There are literally millions of questions you can ask, all of which tease out precisely how you and your partner feel about relationship structure, security, and fidelity. Ask as many of those as you can think of, and prod yourself and your partner as much as you can. If you can’t push hypothetical boundaries now as you’re defining your agreement, then you’ll only end up breaking your agreement later as it comes into conflict with the reality of your actual fears and desires.

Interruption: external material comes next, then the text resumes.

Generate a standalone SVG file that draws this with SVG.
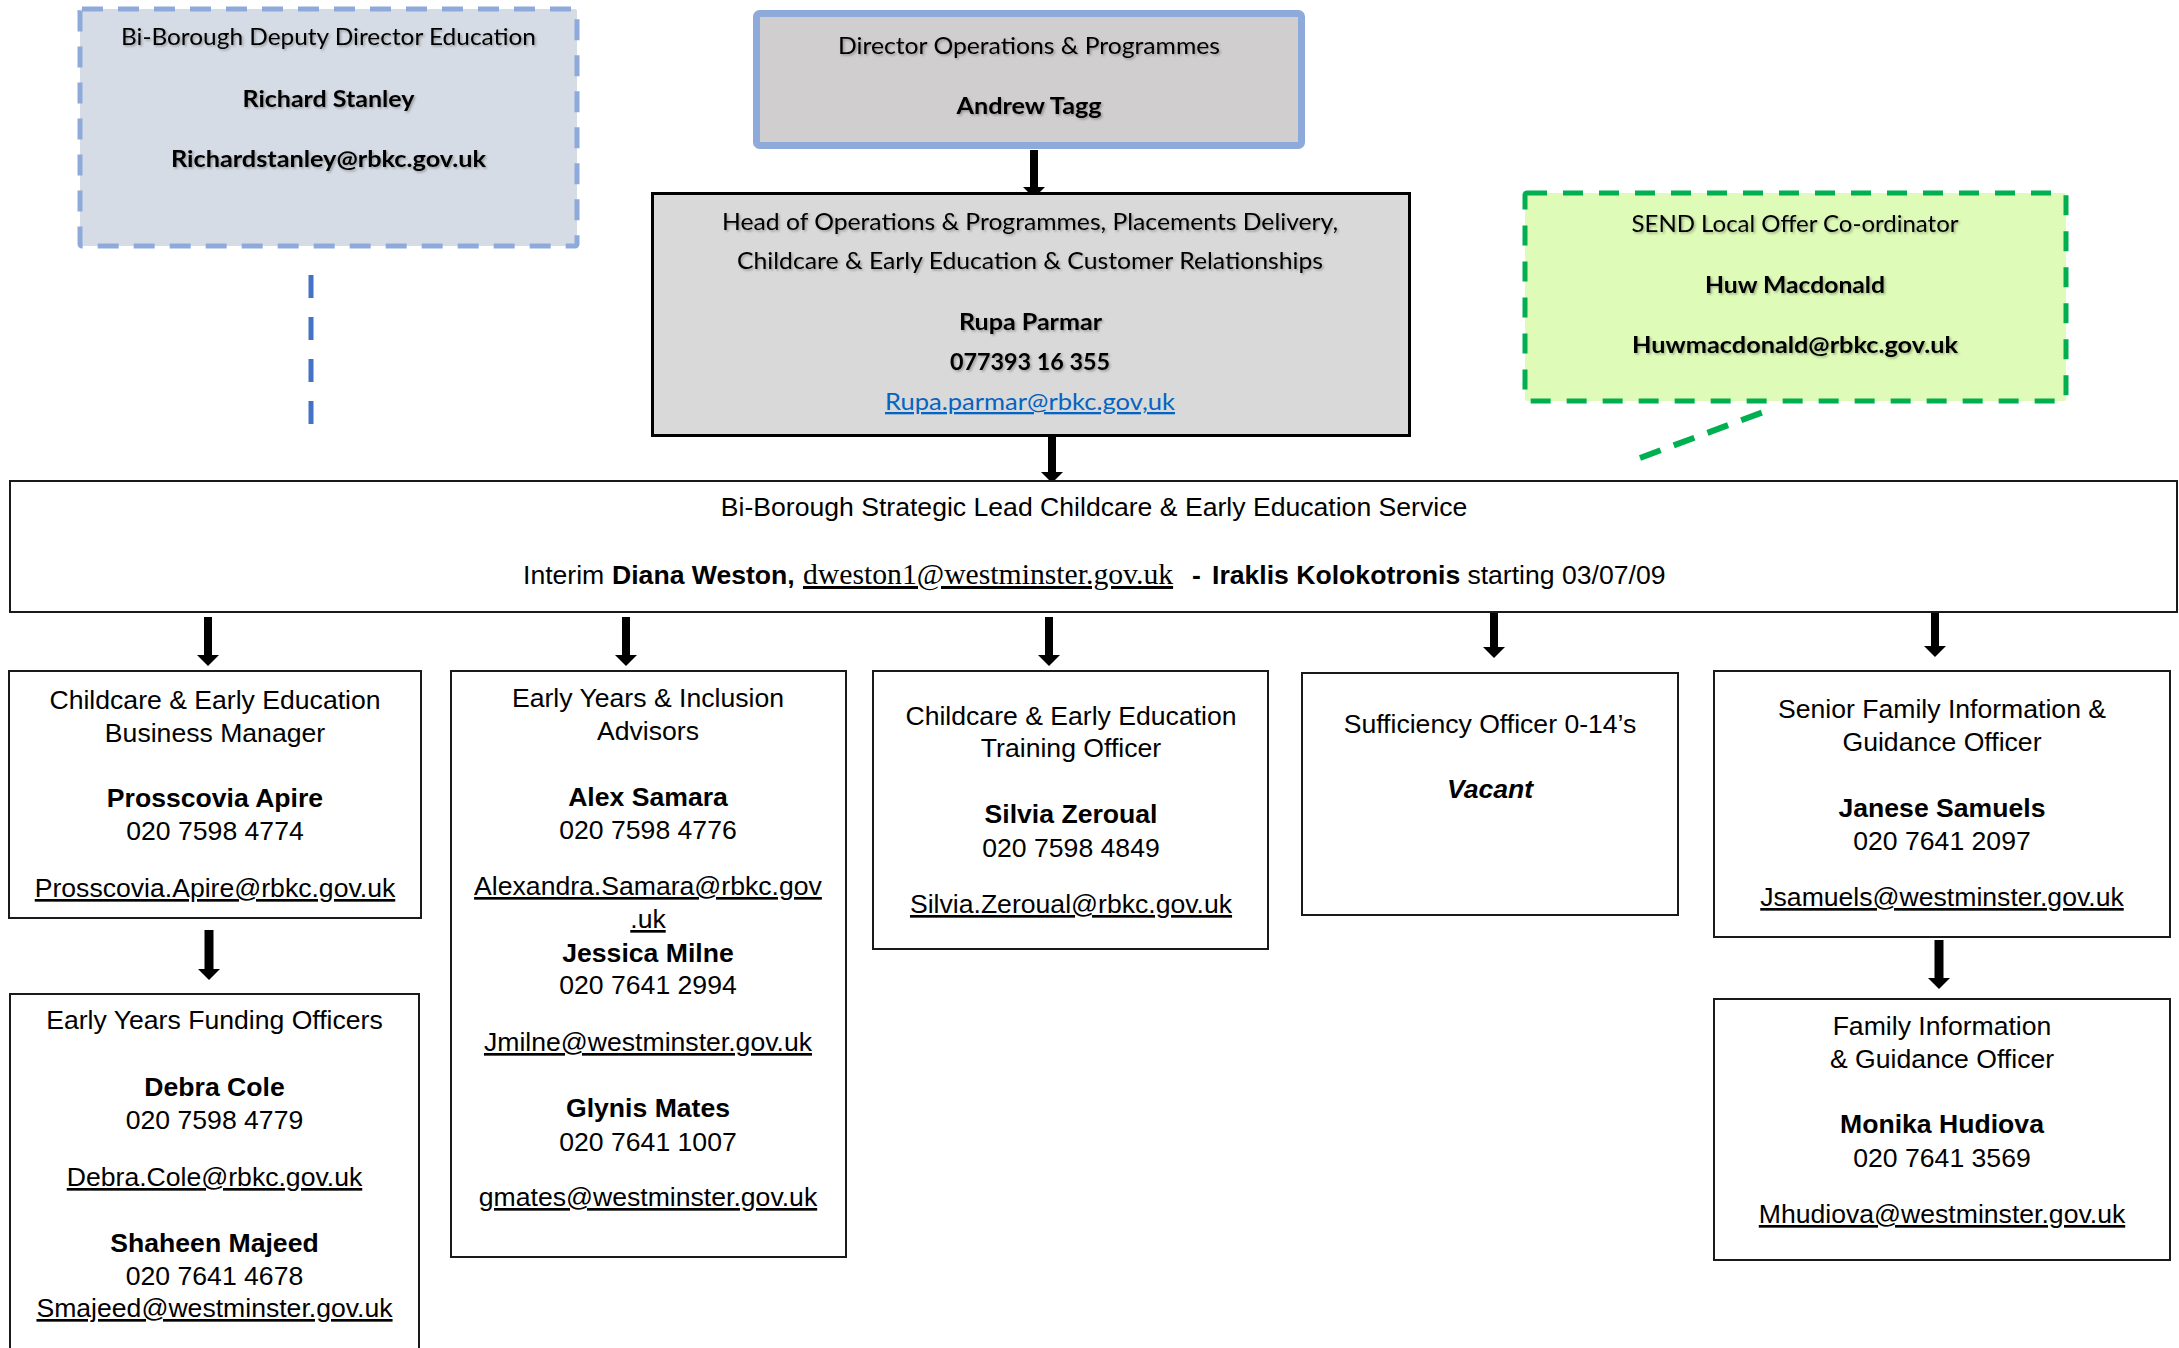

- Bonus: sometimes non-monogamy makes more sense
I’ve certainly encountered scenarios where the “are we exclusive” talk actually results in the answer, “No, but that’s okay.” If you are both seeing other people and want to continue seeing those people to some degree, yet you both still want to embark upon a deeper and perhaps more formally-structured relationship with one another, then it can totally make sense to opt for an open relationship. All you’ll need to do is negotiate your own unique set of boundaries and agreements, as well as prepare for a whole host of additional scenarios that could arise as a result of incorporating new (and/or existing) partners. To navigate non-monogamy, it’s essential to expose yourself to terminology and best-practices by reading books like The Ethical Slut and Opening Up.
Hopefully this helps those of you who may soon reach this super exciting phase in your dating lives. It may even help those of you who are in the midst of renegotiating relationship preferences with your existing significant other(s).